Alf v. Alf

Annotate this Case

226 Ga. 880 (1970)

178 S.E.2d 187

ALF v. ALF; and vice versa.

26146, 26147.

Supreme Court of Georgia.

Argued October 13, 1970.

Decided November 12, 1970.

*881 L. D. Skaggs, for appellant.

Rupert A. Brown, for appellee.

ALMAND, Chief Justice.

The main appeal in this case is from an order denying a petition for habeas corpus. In his petition, appellant sought to change the custody of two minor children, who were placed in the custody of their mother, the appellee, by virtue of a final divorce decree entered in Clarke Superior Court in November, 1969.

The cross appeal is from an order denying the motion of the appellee to dismiss the appellant's motion for a new trial.

On March 28, 1970, the court, after a hearing, entered an order denying the prayers of the father to change the custody of the two minors. On April 24, 1970, the father, appellant here, filed a motion for a new trial on the general grounds. The mother, appellee here, filed her motion to dismiss the motion for a new trial on the ground that a direct appeal, and not a motion for a new trial, was the only way to review the judgment in a case involving the custody of children.

Both motions being denied, the case is before us on the main appeal by the father and cross appeal by the mother, each assigning error on the order.

1. We consider first the cross appeal.

Section 2 of the 1965 Appellate Practice Act (Ga. L. 1965, p. 18; Code Ann. § 6-702) provides: "A motion for new trial need not be filed as a condition precedent to appeal or consideration of any judgment, ruling or order in any case, but in all cases where motion for new trial is an available remedy the party entitled thereto may elect to file the motion first, or appeal directly."
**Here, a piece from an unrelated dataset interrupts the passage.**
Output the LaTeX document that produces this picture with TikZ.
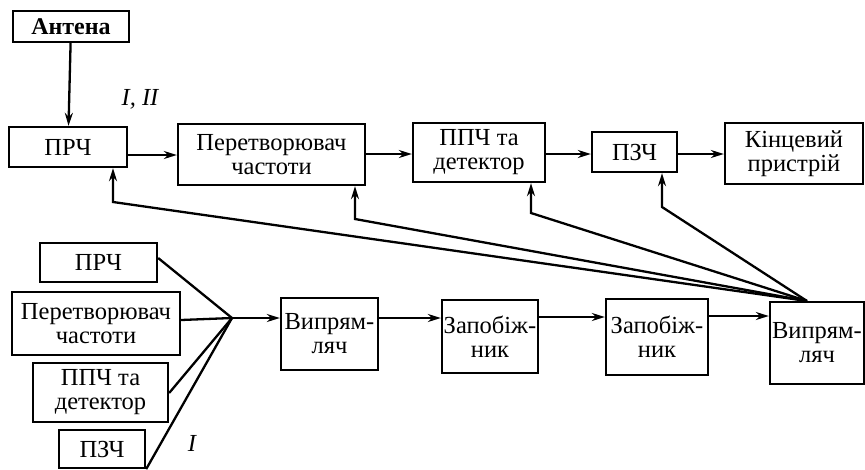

Code Ann. § 30-127 (Ga. L. 1962, pp. 713, 714) provides that in cases of divorce where the children of the parties are awarded to one of the parents, the court, "in the exercise of a sound discretion, may look into all the circumstances of the parties,... make a different disposition of the children."

In Johnson v. Johnson, 131 Ga. 606, 607 (62 SE 1044) it was said: "... This section of the code contemplates that *882 the judge, and not the jury, shall dispose of the children of the marriage. If the court should award the custody to the mother, and the father desired to except to the decree in this particular, error should be assigned upon the decree. It is not a ground for a new trial."

Basing its decision on Johnson v. Johnson, supra, this court, in Gibson v. Wood, 207 Ga. 282 (61 SE2d 125) held: "Where the losing party desires to except to a judgment awarding the custody of a child, the proper procedure is by direct exceptions to the decree, and not by motion for a new trial."

At the time the 1965 Appellate Practice Act was adopted, in a case involving the custody of children between the parents, a motion for a new trial was not an available remedy to review such judgment.

The appellee in the cross appeal relies on the case of Cody v. Cody, 221 Ga. 677 (146 SE2d 778) where it was held that a motion for a new trial is a proper remedy for attacking a decree or judgment holding a party in contempt for failure to pay alimony. This case was decided after the adoption of the 1965 Appellate Practice Act. The holding in that case, in effect, was that in a contempt case for failure to pay alimony, a motion for a new trial was an available remedy under the 1965 Act. That case is not controlling here. It might be noted that this court, in Cody v. Cody, supra, cited in support of its decision, Gibson v. Wood, supra.

It was error to overrule the motion to dismiss the motion for a new trial.

2. The notice of appeal (August 13, 1970) from the order of March 28, 1970, denying the motion of the appellant to change the custody of the minor children was not filed within 30 days from the date of the judgment. Therefore, Code Ann. § 6-803 (Ga. L. 1968, pp. 1072, 1077) requires that the main appeal be dismissed.

Judgment on cross-appeal reversed; main appeal dismissed. All the Justices concur.